Part 0 — Pre-knowledge

In order not to make this blog too long (it's already very long now xD), I won't explain these things anymore. You can find them on wikis or google them.

What Combinatorics (1)(2) mentioned.
CP basics.
Reading simple C++ code.

Part 1 — Homework Tutorial

Task A

The first task of it can be solved with two quick powers in $$$\mathcal O(\log{(n+k)})$$$ time.

The second task can be solved with combination initiation, $$$inv[i]$$$ initiation mentioned in Task C in $$$\mathcal O(n)$$$ time.

Task B

Let's define $$$z$$$ the number of the $$$0$$$s in the array, $$$p$$$ the number of the positive elements in the array, $$$m$$$ the number of the negative elements in the array.

When the product is $$$0$$$, we have to choose at least one $$$0$$$. You may find it difficult to solve it directly, let's reduce the invalid subsets' count, which contains no $$$0$$$. So the count is $$$2^{n-z}$$$. The whole count is $$$2^n$$$, the answer is $$$2^n-2^{n-z}$$$ which can be solved in $$$\mathcal O(\log n)$$$ time.

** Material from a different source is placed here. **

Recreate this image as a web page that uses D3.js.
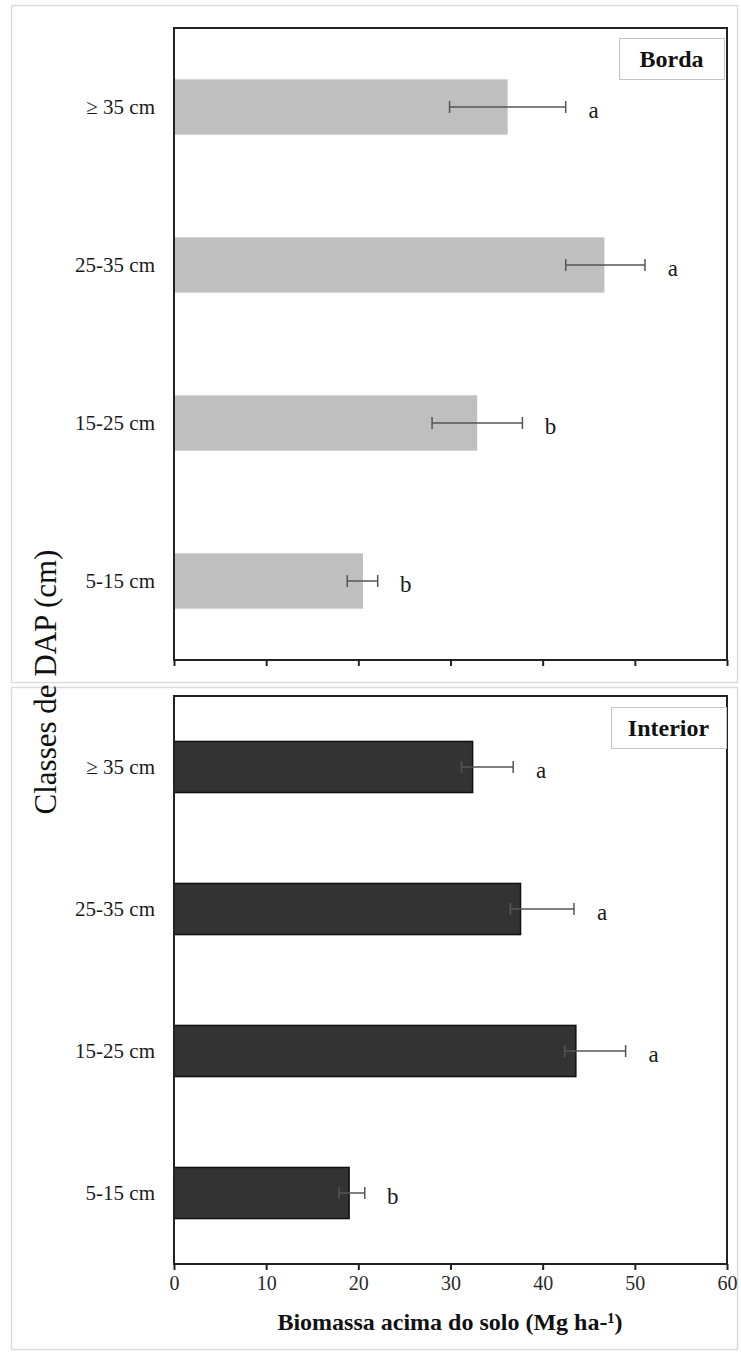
<!DOCTYPE html>
<html>
<head>
<meta charset="utf-8">
<script src="https://cdn.jsdelivr.net/npm/d3@7"></script>
<style>
  html, body { margin: 0; padding: 0; background: #ffffff; }
  svg { display: block; }
  text { font-family: "Liberation Serif", "Times New Roman", serif; }
</style>
</head>
<body>
<svg id="chart" width="741" height="1355"></svg>
<script>
// DBH classes, listed top to bottom
const classes = ["≥ 35 cm", "25-35 cm", "15-25 cm", "5-15 cm"];

// Edge ("Borda") plots: above-ground biomass (Mg ha-1) and error bar ends
const bordaValues = [36.2, 46.7, 32.9, 20.5];
const bordaErrLow = [29.9, 42.5, 28.0, 18.8];
const bordaErrHigh = [42.5, 51.1, 37.8, 22.1];
const bordaLetters = ["a", "a", "b", "b"];

// Interior plots
const interiorValues = [32.4, 37.6, 43.6, 19.0];
const interiorErrLow = [31.2, 36.5, 42.4, 17.9];
const interiorErrHigh = [36.8, 43.4, 49.0, 20.7];
const interiorLetters = ["a", "a", "a", "b"];

const xTicks = [0, 10, 20, 30, 40, 50, 60];
const xTitle = "Biomassa acima do solo (Mg ha-\u00B9)";
const yTitle = "Classes de DAP (cm)";

const svg = d3.select("#chart");

const x = d3.scaleLinear().domain([0, 60]).range([174, 727]);

// light outer borders of the two stacked panels
svg.append("rect").attr("x", 11.5).attr("y", 5.5).attr("width", 726).attr("height", 677)
  .attr("fill", "none").attr("stroke", "#dcdcdc").attr("stroke-width", 1.5);
svg.append("rect").attr("x", 11.5).attr("y", 687.5).attr("width", 726).attr("height", 662)
  .attr("fill", "none").attr("stroke", "#dcdcdc").attr("stroke-width", 1.5);

function panel(opts) {
  const g = svg.append("g");
  const y = d3.scaleBand().domain(classes).range([opts.y0, opts.y1])
    .paddingInner(opts.pad).paddingOuter(opts.pad / 2);
  const rows = classes.map((c, i) => ({
    c, v: opts.values[i], lo: opts.errLow[i], hi: opts.errHigh[i], letter: opts.letters[i]
  }));

  // bars
  g.selectAll("rect.bar").data(rows).enter().append("rect")
    .attr("class", "bar")
    .attr("x", x(0))
    .attr("y", d => y(d.c))
    .attr("width", d => x(d.v) - x(0))
    .attr("height", y.bandwidth())
    .attr("fill", opts.fill)
    .attr("stroke", opts.stroke)
    .attr("stroke-width", opts.stroke === "none" ? 0 : 1.5);

  // error bars
  const eb = g.selectAll("g.err").data(rows).enter().append("g").attr("class", "err")
    .attr("stroke", "#555").attr("stroke-width", 1.5);
  const cy = d => y(d.c) + y.bandwidth() / 2;
  eb.append("line").attr("x1", d => x(d.lo)).attr("x2", d => x(d.hi))
    .attr("y1", cy).attr("y2", cy);
  eb.append("line").attr("x1", d => x(d.lo)).attr("x2", d => x(d.lo))
    .attr("y1", d => cy(d) - 6).attr("y2", d => cy(d) + 6);
  eb.append("line").attr("x1", d => x(d.hi)).attr("x2", d => x(d.hi))
    .attr("y1", d => cy(d) - 6).attr("y2", d => cy(d) + 6);

  // significance letters
  g.selectAll("text.letter").data(rows).enter().append("text")
    .attr("class", "letter")
    .attr("x", d => x(d.hi) + 28)
    .attr("y", d => cy(d) + 11)
    .attr("text-anchor", "middle")
    .attr("font-size", 23)
    .attr("fill", "#1a1a1a")
    .text(d => d.letter);

  // category labels
  g.selectAll("text.cat").data(rows).enter().append("text")
    .attr("class", "cat")
    .attr("x", 155)
    .attr("y", d => cy(d) + 7)
    .attr("text-anchor", "end")
    .attr("font-size", 21)
    .attr("fill", "#1a1a1a")
    .text(d => d.c);

  // frame
  g.append("rect").attr("x", x(0)).attr("y", opts.y0)
    .attr("width", x(60) - x(0)).attr("height", opts.y1 - opts.y0)
    .attr("fill", "none").attr("stroke", "#222").attr("stroke-width", 2);

  // bottom axis ticks
  const axis = d3.axisBottom(x).tickValues(xTicks).tickSize(6).tickSizeOuter(0).tickPadding(6);
  if (!opts.showTickLabels) axis.tickFormat(() => "");
  const ax = g.append("g").attr("transform", `translate(0,${opts.y1})`).call(axis);
  ax.select(".domain").remove();
  ax.selectAll(".tick line").attr("stroke", "#222").attr("stroke-width", 2);
  ax.selectAll(".tick text").attr("font-family", "'Liberation Serif', 'Times New Roman', serif")
    .attr("font-size", 20).attr("fill", "#2a2a2a");

  // legend box
  const lg = g.append("g");
  lg.append("rect").attr("x", opts.box[0] + 0.5).attr("y", opts.box[1] + 0.5)
    .attr("width", opts.box[2]).attr("height", opts.box[3])
    .attr("fill", "#fff").attr("stroke", "#c4c4c4").attr("stroke-width", 1);
  lg.append("text").attr("x", opts.box[0] + opts.box[2] / 2)
    .attr("y", opts.box[1] + opts.box[3] / 2 + 8)
    .attr("text-anchor", "middle").attr("font-size", 24).attr("font-weight", "bold")
    .attr("fill", "#111").text(opts.name);
}

panel({
  y0: 28, y1: 660, pad: 0.65,
  values: bordaValues, errLow: bordaErrLow, errHigh: bordaErrHigh, letters: bordaLetters,
  fill: "#bfbfbf", stroke: "none", showTickLabels: false,
  box: [619, 38, 105, 41], name: "Borda"
});

panel({
  y0: 696, y1: 1264, pad: 0.64,
  values: interiorValues, errLow: interiorErrLow, errHigh: interiorErrHigh, letters: interiorLetters,
  fill: "#333333", stroke: "#111", showTickLabels: true,
  box: [611, 707, 115, 41], name: "Interior"
});

// axis titles
svg.append("text")
  .attr("x", 450).attr("y", 1330)
  .attr("text-anchor", "middle").attr("font-size", 24).attr("font-weight", "bold")
  .attr("fill", "#111").text(xTitle);

svg.append("text")
  .attr("transform", "translate(56,682) rotate(-90)")
  .attr("text-anchor", "middle").attr("font-size", 31)
  .attr("fill", "#111").text(yTitle);
</script>
</body>
</html>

When the product is positive, we have to choose $$$2i$$$ negative numbers. So we can enumerate the count of the negative numbers and calculate the answer. Notice that $$$2i\in[0,n]$$$. First, we can choose any subset of the set of positive numbers. So the answer is:

$$$\sum_{i=0}^{2i\leq n}\binom{m}{2i}\times 2^{p}$$$

When the product is negative, we have to choose $$$2i+1$$$ negative numbers. So we can enumerate the count of the negative numbers and calculate the answer. Notice that $$$2i+1\in[0,n]$$$. First, we can choose any subset of the set of positive numbers. So the answer is:

$$$\sum_{i=0}^{2i+1\leq n}\binom{m}{2i+1}\times 2^{p}$$$

All above can be solved in $$$\mathcal O(n)$$$ time.